● **Task brief**
Images do not belong in the copy. Retype all the entries below exactly.

[Saved data entries]
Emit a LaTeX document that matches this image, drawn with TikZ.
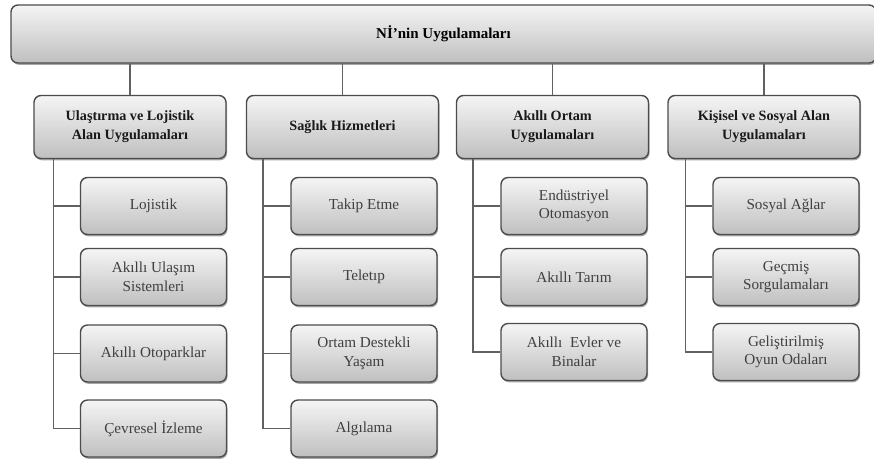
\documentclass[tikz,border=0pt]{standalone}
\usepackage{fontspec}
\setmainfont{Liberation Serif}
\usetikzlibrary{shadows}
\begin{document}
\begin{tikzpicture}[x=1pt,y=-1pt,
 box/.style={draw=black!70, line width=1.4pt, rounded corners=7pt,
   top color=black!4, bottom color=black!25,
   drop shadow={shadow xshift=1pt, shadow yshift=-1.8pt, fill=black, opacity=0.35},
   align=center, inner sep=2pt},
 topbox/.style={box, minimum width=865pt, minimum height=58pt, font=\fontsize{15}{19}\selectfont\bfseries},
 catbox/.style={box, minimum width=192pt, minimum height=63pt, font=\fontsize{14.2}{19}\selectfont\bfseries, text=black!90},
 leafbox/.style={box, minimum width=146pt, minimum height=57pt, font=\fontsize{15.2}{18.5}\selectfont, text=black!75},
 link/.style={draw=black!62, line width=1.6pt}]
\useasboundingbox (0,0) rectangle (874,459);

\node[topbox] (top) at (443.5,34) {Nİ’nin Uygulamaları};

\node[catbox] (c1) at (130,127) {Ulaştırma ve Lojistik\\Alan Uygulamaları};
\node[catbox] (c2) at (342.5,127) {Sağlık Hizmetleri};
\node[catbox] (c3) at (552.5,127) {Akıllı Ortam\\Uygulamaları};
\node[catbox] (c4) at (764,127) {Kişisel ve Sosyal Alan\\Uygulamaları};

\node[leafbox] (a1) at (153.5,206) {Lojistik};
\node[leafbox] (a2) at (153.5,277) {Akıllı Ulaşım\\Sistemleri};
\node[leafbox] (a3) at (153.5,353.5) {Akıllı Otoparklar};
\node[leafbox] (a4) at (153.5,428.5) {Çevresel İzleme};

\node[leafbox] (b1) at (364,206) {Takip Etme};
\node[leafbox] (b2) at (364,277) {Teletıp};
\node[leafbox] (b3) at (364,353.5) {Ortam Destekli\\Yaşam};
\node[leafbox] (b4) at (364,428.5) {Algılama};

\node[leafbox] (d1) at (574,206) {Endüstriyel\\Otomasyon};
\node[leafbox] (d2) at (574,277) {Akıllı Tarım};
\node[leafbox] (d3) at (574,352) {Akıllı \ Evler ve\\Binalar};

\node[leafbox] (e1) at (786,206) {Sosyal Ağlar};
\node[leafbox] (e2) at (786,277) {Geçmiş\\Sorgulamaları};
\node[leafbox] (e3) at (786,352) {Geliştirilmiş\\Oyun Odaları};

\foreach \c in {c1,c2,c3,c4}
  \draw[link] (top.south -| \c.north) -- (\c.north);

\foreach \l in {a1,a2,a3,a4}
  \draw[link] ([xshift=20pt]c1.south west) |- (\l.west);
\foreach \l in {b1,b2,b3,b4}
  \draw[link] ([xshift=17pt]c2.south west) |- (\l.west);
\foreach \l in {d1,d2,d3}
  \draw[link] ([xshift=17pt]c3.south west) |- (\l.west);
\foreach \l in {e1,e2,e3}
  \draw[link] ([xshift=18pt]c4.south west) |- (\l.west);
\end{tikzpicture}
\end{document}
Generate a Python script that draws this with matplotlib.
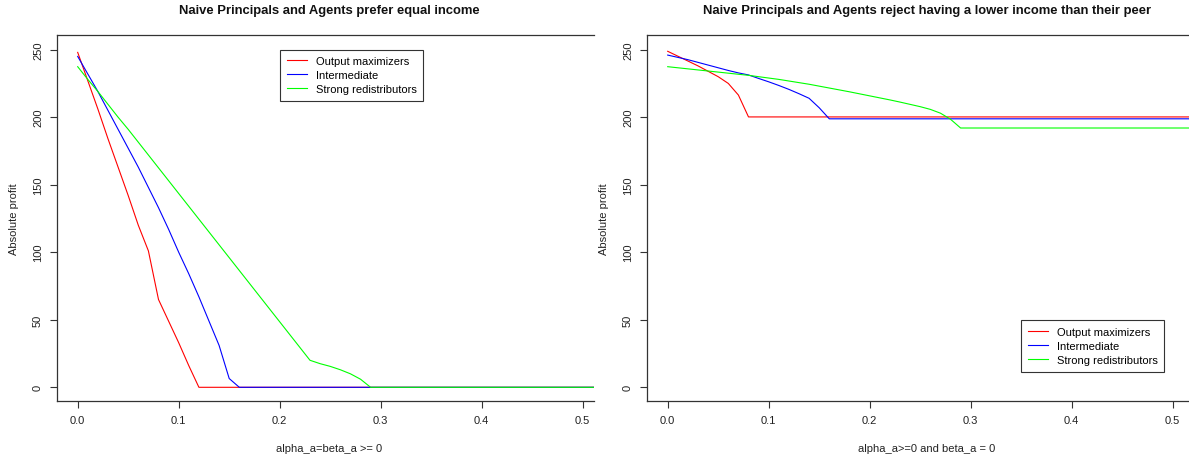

● **Task solution**
Emit a LaTeX document that matches this image, drawn with TikZ.
\documentclass[tikz,border=0pt]{standalone}
\usepackage{fontspec}
\setmainfont{Liberation Serif}
\usetikzlibrary{shadows}
\begin{document}
\begin{tikzpicture}[x=1pt,y=-1pt,
 box/.style={draw=black!70, line width=1.4pt, rounded corners=7pt,
   top color=black!4, bottom color=black!25,
   drop shadow={shadow xshift=1pt, shadow yshift=-1.8pt, fill=black, opacity=0.35},
   align=center, inner sep=2pt},
 topbox/.style={box, minimum width=865pt, minimum height=58pt, font=\fontsize{15}{19}\selectfont\bfseries},
 catbox/.style={box, minimum width=192pt, minimum height=63pt, font=\fontsize{14.2}{19}\selectfont\bfseries, text=black!90},
 leafbox/.style={box, minimum width=146pt, minimum height=57pt, font=\fontsize{15.2}{18.5}\selectfont, text=black!75},
 link/.style={draw=black!62, line width=1.6pt}]
\useasboundingbox (0,0) rectangle (874,459);

\node[topbox] (top) at (443.5,34) {Nİ’nin Uygulamaları};

\node[catbox] (c1) at (130,127) {Ulaştırma ve Lojistik\\Alan Uygulamaları};
\node[catbox] (c2) at (342.5,127) {Sağlık Hizmetleri};
\node[catbox] (c3) at (552.5,127) {Akıllı Ortam\\Uygulamaları};
\node[catbox] (c4) at (764,127) {Kişisel ve Sosyal Alan\\Uygulamaları};

\node[leafbox] (a1) at (153.5,206) {Lojistik};
\node[leafbox] (a2) at (153.5,277) {Akıllı Ulaşım\\Sistemleri};
\node[leafbox] (a3) at (153.5,353.5) {Akıllı Otoparklar};
\node[leafbox] (a4) at (153.5,428.5) {Çevresel İzleme};

\node[leafbox] (b1) at (364,206) {Takip Etme};
\node[leafbox] (b2) at (364,277) {Teletıp};
\node[leafbox] (b3) at (364,353.5) {Ortam Destekli\\Yaşam};
\node[leafbox] (b4) at (364,428.5) {Algılama};

\node[leafbox] (d1) at (574,206) {Endüstriyel\\Otomasyon};
\node[leafbox] (d2) at (574,277) {Akıllı Tarım};
\node[leafbox] (d3) at (574,352) {Akıllı \ Evler ve\\Binalar};

\node[leafbox] (e1) at (786,206) {Sosyal Ağlar};
\node[leafbox] (e2) at (786,277) {Geçmiş\\Sorgulamaları};
\node[leafbox] (e3) at (786,352) {Geliştirilmiş\\Oyun Odaları};

\foreach \c in {c1,c2,c3,c4}
  \draw[link] (top.south -| \c.north) -- (\c.north);

\foreach \l in {a1,a2,a3,a4}
  \draw[link] ([xshift=20pt]c1.south west) |- (\l.west);
\foreach \l in {b1,b2,b3,b4}
  \draw[link] ([xshift=17pt]c2.south west) |- (\l.west);
\foreach \l in {d1,d2,d3}
  \draw[link] ([xshift=17pt]c3.south west) |- (\l.west);
\foreach \l in {e1,e2,e3}
  \draw[link] ([xshift=18pt]c4.south west) |- (\l.west);
\end{tikzpicture}
\end{document}
Generate a Python script that draws this with matplotlib.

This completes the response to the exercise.